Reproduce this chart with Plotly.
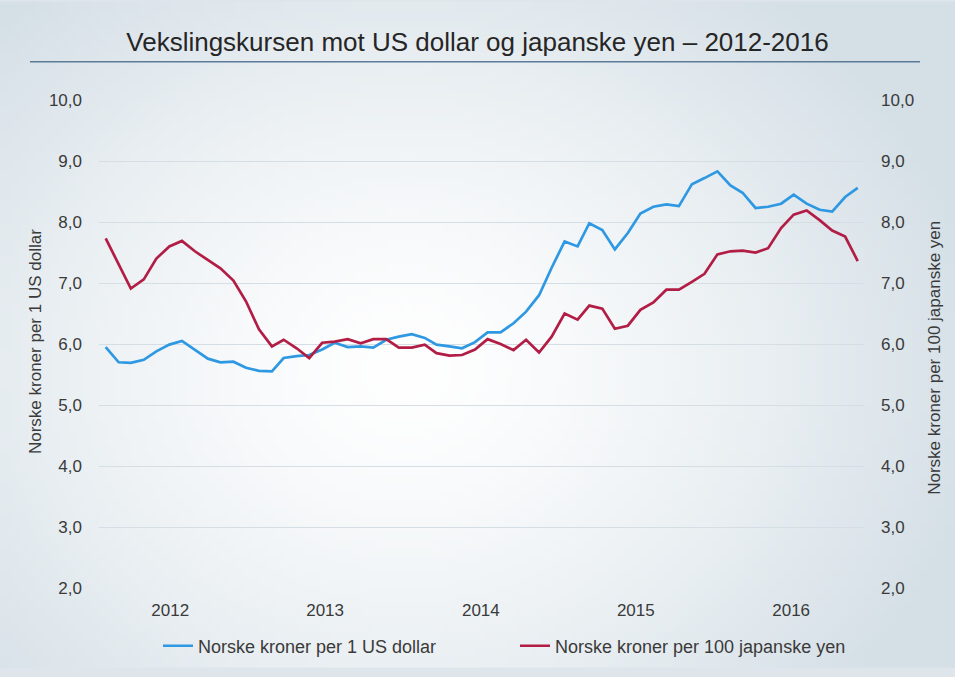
import base64, struct, zlib
import pandas as pd
import plotly.graph_objects as go

# ---------------- data ----------------
months = [d.strftime("%Y-%m-%d") for d in pd.date_range("2012-01-01", "2016-12-01", freq="MS")]

usd_nok = [5.95, 5.70, 5.69, 5.74, 5.88, 5.99, 6.05, 5.91, 5.76, 5.70,
           5.71, 5.61, 5.56, 5.55, 5.77, 5.80, 5.82, 5.91, 6.02, 5.95,
           5.96, 5.94, 6.07, 6.12, 6.16, 6.10, 5.99, 5.96, 5.93, 6.03,
           6.19, 6.19, 6.34, 6.53, 6.80, 7.25, 7.68, 7.60, 7.98, 7.87,
           7.55, 7.82, 8.14, 8.25, 8.29, 8.26, 8.62, 8.72, 8.83, 8.60,
           8.48, 8.23, 8.25, 8.30, 8.45, 8.30, 8.20, 8.17, 8.41, 8.56]

jpy100_nok = [7.73, 7.30, 6.91, 7.06, 7.40, 7.60, 7.69, 7.52, 7.38, 7.24,
              7.04, 6.70, 6.24, 5.96, 6.07, 5.93, 5.77, 6.02, 6.04, 6.08,
              6.01, 6.08, 6.08, 5.94, 5.94, 5.99, 5.85, 5.81, 5.82, 5.91,
              6.08, 6.00, 5.90, 6.07, 5.86, 6.12, 6.50, 6.40, 6.63, 6.58,
              6.25, 6.30, 6.56, 6.68, 6.89, 6.89, 7.02, 7.15, 7.47, 7.52,
              7.53, 7.50, 7.57, 7.90, 8.12, 8.19, 8.03, 7.86, 7.76, 7.36]

year_ticks = ["2012-06-03", "2013-06-08", "2014-06-15", "2015-06-20", "2016-06-25"]
year_labels = ["2012", "2013", "2014", "2015", "2016"]
y_ticks = [2, 3, 4, 5, 6, 7, 8, 9, 10]

name_usd = "Norske kroner per 1 US dollar"
name_jpy = "Norske kroner per 100 japanske yen"
title_text = "Vekslingskursen mot US dollar og japanske yen \u2013 2012-2016"

# ---------------- geometry ----------------
W, H = 955, 677
L, R, T, B = 99, 864, 100, 596
pw, ph = R - L, B - T


def px_x(x):
    return (x - L) / pw


def px_y(y):
    return (B - y) / ph


# ---------------- background gradient image ----------------
def gradient_png(w=120, h=85):
    rows = []
    cx, cy = 0.42 * w, 0.55 * h
    inner = (255, 255, 255)
    outer = (212, 223, 230)
    for j in range(h):
        row = bytearray([0])
        for i in range(w):
            dx = (i - cx) / (0.62 * w)
            dy = (j - cy) / (0.75 * h)
            t = min(1.0, (dx * dx + dy * dy) ** 0.5)
            t = t ** 1.4
            c = [int(inner[k] + (outer[k] - inner[k]) * t) for k in range(3)]
            row += bytes(c)
        rows.append(bytes(row))
    raw = b"".join(rows)

    def chunk(tag, data):
        c = struct.pack(">I", len(data)) + tag + data
        return c + struct.pack(">I", zlib.crc32(tag + data) & 0xffffffff)

    png = b"\x89PNG\r\n\x1a\n"
    png += chunk(b"IHDR", struct.pack(">IIBBBBB", w, h, 8, 2, 0, 0, 0))
    png += chunk(b"IDAT", zlib.compress(raw, 9))
    png += chunk(b"IEND", b"")
    return "data:image/png;base64," + base64.b64encode(png).decode()


FONT = "Liberation Sans, Arial, sans-serif"
TXT = "#3a3a3a"

fig = go.Figure()
fig.add_trace(go.Scatter(x=months, y=usd_nok, name=name_usd, mode="lines",
                         line=dict(color="#2f98e2", width=2.7)))
fig.add_trace(go.Scatter(x=months, y=jpy100_nok, name=name_jpy, mode="lines",
                         line=dict(color="#b21d45", width=2.7), yaxis="y2"))

fig.update_layout(
    width=W, height=H,
    margin=dict(l=L, r=W - R, t=T, b=H - B),
    paper_bgcolor="#dfe6eb",
    plot_bgcolor="rgba(0,0,0,0)",
    separators=", ",
    font=dict(family=FONT, size=17, color=TXT),
    title=dict(text=title_text, x=0.5, xref="container", xanchor="center",
               y=1 - 42 / H, yref="container", yanchor="middle",
               font=dict(family=FONT, size=26, color="#262626")),
    xaxis=dict(type="date", range=["2011-12-16", "2016-12-16"],
               tickvals=year_ticks, ticktext=year_labels,
               showgrid=False, zeroline=False, showline=False, ticks="",
               ticklabelstandoff=10, tickfont=dict(size=17, color=TXT)),
    yaxis=dict(range=[2, 10], tickvals=y_ticks, tickformat=".1f",
               showgrid=True, gridcolor="#d6dee5", gridwidth=1,
               zeroline=False, showline=False, ticks="",
               ticklabelstandoff=16, tickfont=dict(size=17, color=TXT)),
    yaxis2=dict(range=[2, 10], tickvals=y_ticks, tickformat=".1f",
                overlaying="y", side="right", showgrid=False,
                zeroline=False, showline=False, ticks="",
                ticklabelstandoff=16, tickfont=dict(size=17, color=TXT)),
    legend=dict(orientation="h", x=px_x(158), xanchor="left",
                y=px_y(655), yanchor="middle",
                entrywidth=312, entrywidthmode="pixels",
                font=dict(family=FONT, size=18, color=TXT),
                bgcolor="rgba(0,0,0,0)"),
    showlegend=True,
)

fig.add_layout_image(dict(source=gradient_png(), xref="paper", yref="paper",
                          x=px_x(0), y=px_y(0), sizex=W / pw, sizey=H / ph,
                          xanchor="left", yanchor="top", sizing="stretch",
                          layer="below", opacity=1))

fig.add_shape(type="line", xref="paper", yref="paper",
              x0=px_x(30), x1=px_x(920), y0=px_y(61), y1=px_y(61),
              line=dict(color="#5c7b98", width=1.5))

fig.add_annotation(text=name_usd, textangle=-90, xref="paper", yref="paper",
                   x=px_x(35), y=px_y(346), showarrow=False,
                   xanchor="center", yanchor="middle",
                   font=dict(family=FONT, size=17, color=TXT))
fig.add_annotation(text=name_jpy, textangle=-90, xref="paper", yref="paper",
                   x=px_x(935), y=px_y(362), showarrow=False,
                   xanchor="center", yanchor="middle",
                   font=dict(family=FONT, size=17, color=TXT))

fig.write_html("out.html",
               config={"displayModeBar": False},
               post_script="document.body.style.margin='0';document.body.style.overflow='hidden';")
..............................
- _THE EXERCISE_
Go from the first line of the data above to the line containing "y_ticks = [2, 3, 4, 5, 6, 7, 8, 9, 10]" and retype exactly those lines, both included, but none of the pictures.

- _RIGHT ANSWER_
Reproduce this chart with Plotly.
import base64, struct, zlib
import pandas as pd
import plotly.graph_objects as go

# ---------------- data ----------------
months = [d.strftime("%Y-%m-%d") for d in pd.date_range("2012-01-01", "2016-12-01", freq="MS")]

usd_nok = [5.95, 5.70, 5.69, 5.74, 5.88, 5.99, 6.05, 5.91, 5.76, 5.70,
           5.71, 5.61, 5.56, 5.55, 5.77, 5.80, 5.82, 5.91, 6.02, 5.95,
           5.96, 5.94, 6.07, 6.12, 6.16, 6.10, 5.99, 5.96, 5.93, 6.03,
           6.19, 6.19, 6.34, 6.53, 6.80, 7.25, 7.68, 7.60, 7.98, 7.87,
           7.55, 7.82, 8.14, 8.25, 8.29, 8.26, 8.62, 8.72, 8.83, 8.60,
           8.48, 8.23, 8.25, 8.30, 8.45, 8.30, 8.20, 8.17, 8.41, 8.56]

jpy100_nok = [7.73, 7.30, 6.91, 7.06, 7.40, 7.60, 7.69, 7.52, 7.38, 7.24,
              7.04, 6.70, 6.24, 5.96, 6.07, 5.93, 5.77, 6.02, 6.04, 6.08,
              6.01, 6.08, 6.08, 5.94, 5.94, 5.99, 5.85, 5.81, 5.82, 5.91,
              6.08, 6.00, 5.90, 6.07, 5.86, 6.12, 6.50, 6.40, 6.63, 6.58,
              6.25, 6.30, 6.56, 6.68, 6.89, 6.89, 7.02, 7.15, 7.47, 7.52,
              7.53, 7.50, 7.57, 7.90, 8.12, 8.19, 8.03, 7.86, 7.76, 7.36]

year_ticks = ["2012-06-03", "2013-06-08", "2014-06-15", "2015-06-20", "2016-06-25"]
year_labels = ["2012", "2013", "2014", "2015", "2016"]
y_ticks = [2, 3, 4, 5, 6, 7, 8, 9, 10]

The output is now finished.